The big spring clean and what it means for brands
“I love you but I’ve got to let you go.” Hard words to say to someone. Even harder to say to a 3 month old magazine.
Yet there’s a growing trend towards making these difficult decisions. While on holiday earlier this year in Australia and New Zealand, I was struck by the decluttering frenzy taking place. Despite being the height of summer and the perfect time to be outside, I was witnessing a frenzy of (ahem) ‘spring cleaning’.
These revitalized cleaning habits have been partially inspired by Netflix’s Tidying Up with Marie Kondo. The show is a followup to Kondo’s 2011 book The Life-Changing Magic of Tidying Up and has inspired an enormous number of memes, social media posts, articles and videos.
So what is the ‘KonMari Method’ really about?
Marie Kondo’s decluttering method encourages us to acknowledge the things that we connect with emotionally. This is done by categorising our possessions and discarding all the items that do not ‘spark joy’. This has become known as the ‘joy’ test.
What started as a method for reducing the amount of personal clutter has sparked a global conversation around Marie Kondo’s practice and how the pure love of ‘things’ can be applied to any part of your life.
This has lead to the phenomena of ‘Marie Kondo’ing’ your life: to keep only what brings you joy. Your love life, for example, and even the way you use social media, have all been caught up in the movement.
The limited space we have is often cluttered with things we don’t need but can’t quite let go of, that we’re either too attached to or too lazy to dispose of.
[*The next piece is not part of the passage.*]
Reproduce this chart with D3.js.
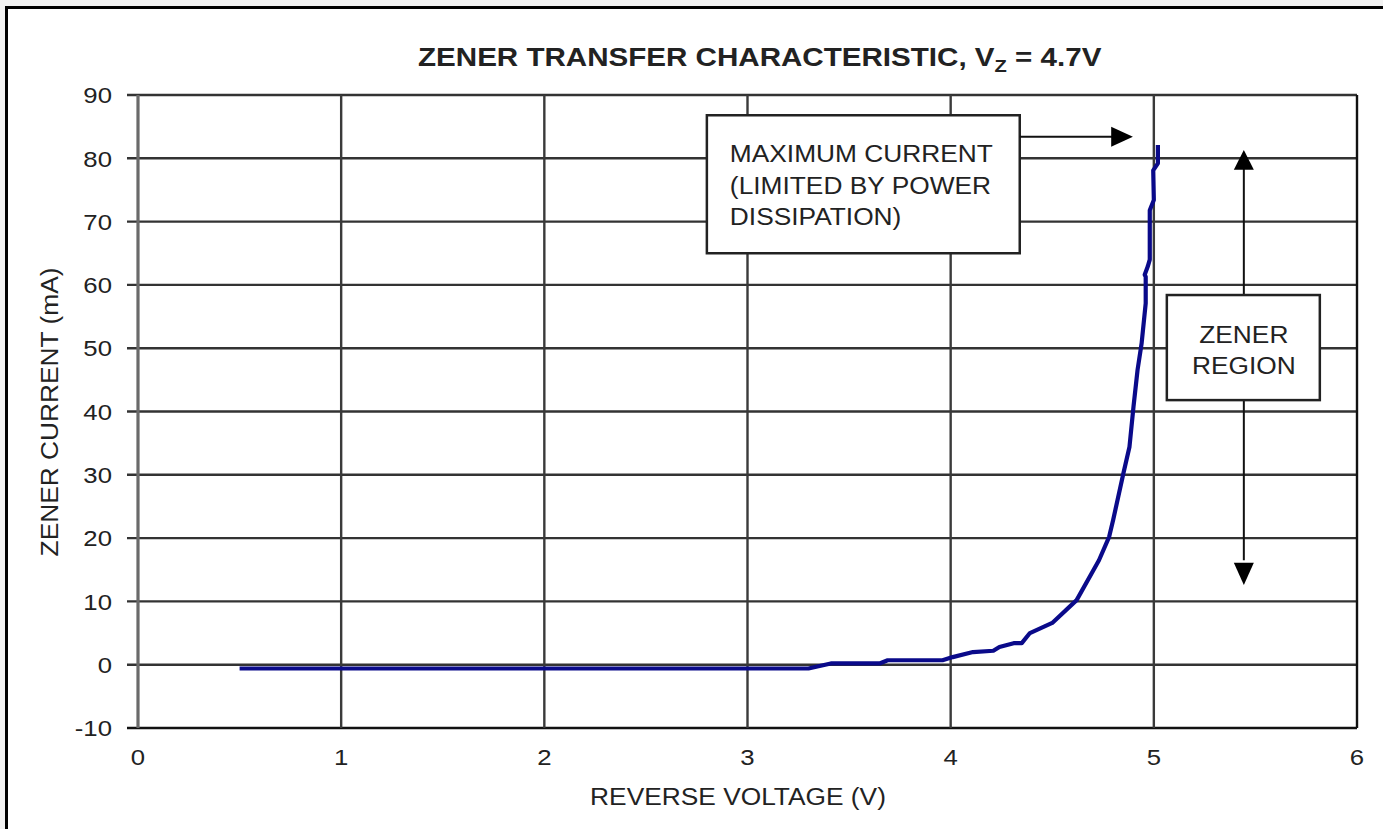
<!DOCTYPE html>
<html><head><meta charset="utf-8">
<script src="https://cdn.jsdelivr.net/npm/d3@7"></script>
<style>
html,body{margin:0;padding:0;background:#f2f2f2;}
svg{display:block;}
text{font-family:"Liberation Sans",Arial,sans-serif;fill:#222;}
</style></head>
<body><svg id="c" width="1383" height="829"></svg>
<script>
// ---- data ----
const voltage = [0.5, 3.3, 3.41, 3.65, 3.69, 3.96, 4.01, 4.11, 4.21, 4.24, 4.31, 4.35, 4.39, 4.50, 4.62, 4.73, 4.78, 4.80, 4.85, 4.88, 4.90, 4.92, 4.94, 4.96, 4.96, 4.955, 4.97, 4.98, 4.98, 5.0, 4.997, 5.02, 5.02];
const current = [-0.6, -0.6, 0.2, 0.2, 0.7, 0.7, 1.2, 2.0, 2.2, 2.8, 3.4, 3.4, 5.0, 6.6, 10.2, 16.5, 20.2, 22.9, 30.2, 34.4, 40.8, 46.6, 50.8, 57.1, 61.3, 61.6, 62.9, 64.0, 71.8, 73.4, 78.1, 79.2, 82.1];
const xTicks = [0, 1, 2, 3, 4, 5, 6];
const yTicks = [-10, 0, 10, 20, 30, 40, 50, 60, 70, 80, 90];
const titleMain = "ZENER TRANSFER CHARACTERISTIC, V";
const titleSub = "Z";
const titleEnd = " = 4.7V";
const xLabel = "REVERSE VOLTAGE (V)";
const yLabel = "ZENER CURRENT (mA)";
const note1 = ["MAXIMUM CURRENT", "(LIMITED BY POWER", "DISSIPATION)"];
const note2 = ["ZENER", "REGION"];

const SX = 1.12; // horizontal stretch of the reference lettering
const svg = d3.select("#c");
// frame
svg.append("rect").attr("x",5).attr("y",6).attr("width",1400).attr("height",900).attr("fill","#fff");
svg.append("path").attr("d","M6.5,829 V7.5 H1383").attr("fill","none").attr("stroke","#000").attr("stroke-width",3);

const x = d3.scaleLinear().domain([0,6]).range([138,1357]);
const y = d3.scaleLinear().domain([-10,90]).range([728,95]);

// grid
const g = svg.append("g");
g.selectAll(".hg").data(yTicks).join("line")
  .attr("x1",x(0)-11).attr("x2",x(6)).attr("y1",d=>y(d)).attr("y2",d=>y(d))
  .attr("stroke",d=>d===-10?"#111":"#333").attr("stroke-width",2.4);
g.selectAll(".vg").data(xTicks.slice(1)).join("line")
  .attr("x1",d=>x(d)).attr("x2",d=>x(d)).attr("y1",y(90)).attr("y2",y(-10))
  .attr("stroke",d=>d===6?"#111":"#3a3a3a").attr("stroke-width",2.4);
g.append("line").attr("x1",x(0)).attr("x2",x(0)).attr("y1",y(90)).attr("y2",y(-10))
  .attr("stroke","#6a6a6a").attr("stroke-width",3.2);

function stext(sel, px, py, fs, anchor, rot){
  return sel.attr("transform",`translate(${px},${py})${rot?" rotate(-90)":""} scale(${SX},1)`)
    .attr("dy","0.36em").attr("text-anchor",anchor).attr("font-size",fs);
}

// tick labels
svg.selectAll(".yl").data(yTicks).join("text")
  .each(function(d){ stext(d3.select(this),112,y(d),23,"end"); }).text(d=>d);
svg.selectAll(".xl").data(xTicks).join("text")
  .each(function(d){ stext(d3.select(this),x(d),757,23,"middle"); }).text(d=>d);

// axis titles
stext(svg.append("text"),738,797,23.5,"middle").text(xLabel);
stext(svg.append("text"),50,412,23.5,"middle",true).text(yLabel);

// title
const t = svg.append("text").attr("x",0).attr("y",0).attr("font-weight","bold")
  .attr("font-size",25).style("font-family",'"Liberation Sans Narrow","Liberation Sans",Arial,sans-serif');
t.append("tspan").text(titleMain);
t.append("tspan").attr("font-size",17).attr("dy",6).text(titleSub);
t.append("tspan").attr("dy",-6).text(titleEnd);
const bb = t.node().getBBox();
const sx = 684/bb.width;
t.attr("transform",`translate(${760 - sx*(bb.x+bb.width/2)},${66}) scale(${sx},1)`);

// curve
const pts = voltage.map((v,i)=>[v,current[i]]);
svg.append("path").datum(pts)
  .attr("d",d3.line().x(d=>x(d[0])).y(d=>y(d[1])))
  .attr("fill","none").attr("stroke","#0a0a8a").attr("stroke-width",4.2).attr("stroke-linejoin","round");

// annotation 1
const b1 = {x0:2.80, x1:4.34, y0:86.8, y1:65.0};
svg.append("rect").attr("x",x(b1.x0)).attr("y",y(b1.y0)).attr("width",x(b1.x1)-x(b1.x0)).attr("height",y(b1.y1)-y(b1.y0))
  .attr("fill","#fff").attr("stroke","#222").attr("stroke-width",2.5);
svg.selectAll(".n1").data(note1).join("text")
  .each(function(d,i){ stext(d3.select(this),x(b1.x0)+23,y(b1.y0)+38+i*31.8,23.5,"start"); }).text(d=>d);
const a1y = y(83.4);
svg.append("line").attr("x1",x(b1.x1)).attr("x2",x(4.80)).attr("y1",a1y).attr("y2",a1y).attr("stroke","#111").attr("stroke-width",2);
svg.append("path").attr("d",`M${x(4.79)},${a1y-10} L${x(4.897)},${a1y} L${x(4.79)},${a1y+10} Z`).attr("fill","#000");

// annotation 2
const b2 = {x0:5.064, x1:5.817, y0:58.4, y1:41.8};
const ax = x(5.443);
svg.append("line").attr("x1",ax).attr("x2",ax).attr("y1",y(78.5)).attr("y2",y(b2.y0)).attr("stroke","#111").attr("stroke-width",2);
svg.append("line").attr("x1",ax).attr("x2",ax).attr("y1",y(b2.y1)).attr("y2",y(16.5)).attr("stroke","#111").attr("stroke-width",2);
svg.append("path").attr("d",`M${ax-10},${y(78.2)} L${ax},${y(81.3)} L${ax+10},${y(78.2)} Z`).attr("fill","#000");
svg.append("path").attr("d",`M${ax-10},${y(16.1)} L${ax},${y(12.6)} L${ax+10},${y(16.1)} Z`).attr("fill","#000");
svg.append("rect").attr("x",x(b2.x0)).attr("y",y(b2.y0)).attr("width",x(b2.x1)-x(b2.x0)).attr("height",y(b2.y1)-y(b2.y0))
  .attr("fill","#fff").attr("stroke","#222").attr("stroke-width",2.5);
svg.selectAll(".n2").data(note2).join("text")
  .each(function(d,i){ stext(d3.select(this),ax,y(b2.y0)+40+i*31,23.5,"middle"); }).text(d=>d);
</script></body></html>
There are some obvious winners from the Marie Kondo movement; charities will undeniably benefit from this wave of second hand stuff.
A second, less obvious beneficiary of the movement is brands. Firstly, brand can create new forms of communication that resonate with KonMari neophytes. Secondly, the KonMari movement has reignited the debate around packaging; a form of daily clutter. Removing the excessive packaging on products (particularly for those we buy online) is already in demand from consumers for its obvious environmental benefits. However, amidst this decluttering craze, brands are now given an additional imperative to streamline packaging.
The more extreme end of the decluttering spectrum is the perspective from the Guardian journalist Alexandra Spring who’s simple solution to decluttering is to buy less crap.
She argues that the KonMari phenomenon leads to transforming homes into minimalist heavens, the side effect being an incredible amount of landfill waste. We are thus better off stemming this problem at the source. Ergo, think twice before buying.
This presents a problem for brands planning to adopt a robust decluttering philosophy. This action would be antithetical and smacks of a hypocrisy that few but the most righteous brands could pull off.
Patagonia famously did so in their Black Friday campaign discouraging shoppers from buying their, or any other brands’, products. They pulled off the marketing equivalent of doublethink – saying and believing one thing that directly contradicted a known reality. Yet it was powerful and truthful because it resonated with their brand purpose.
A better philosophy for brands to promote is not ‘stop buying’ but rather ‘buy better’. As consumers move towards a ‘less is more’ mindset, it will become increasingly difficult to maintain pole position as product of choice. Consumers are raising the bar for brands, forcing them to focus on what they are good at. A prime example of a brand that has embraced this consumer trend for continued success is Hiut Denim: it celebrates the fact that it makes one product. With no distractions, all their energy is focussed on making that product the best it can be.
Rather than simply promoting the Kondo message to their consumers, brands should turn their thinking inwards. This offers the opportunity to declutter their own product ranges and “expand beyond the realm of stuff” by more clearly imbuing their products with values that elevate them in the minds of their consumers.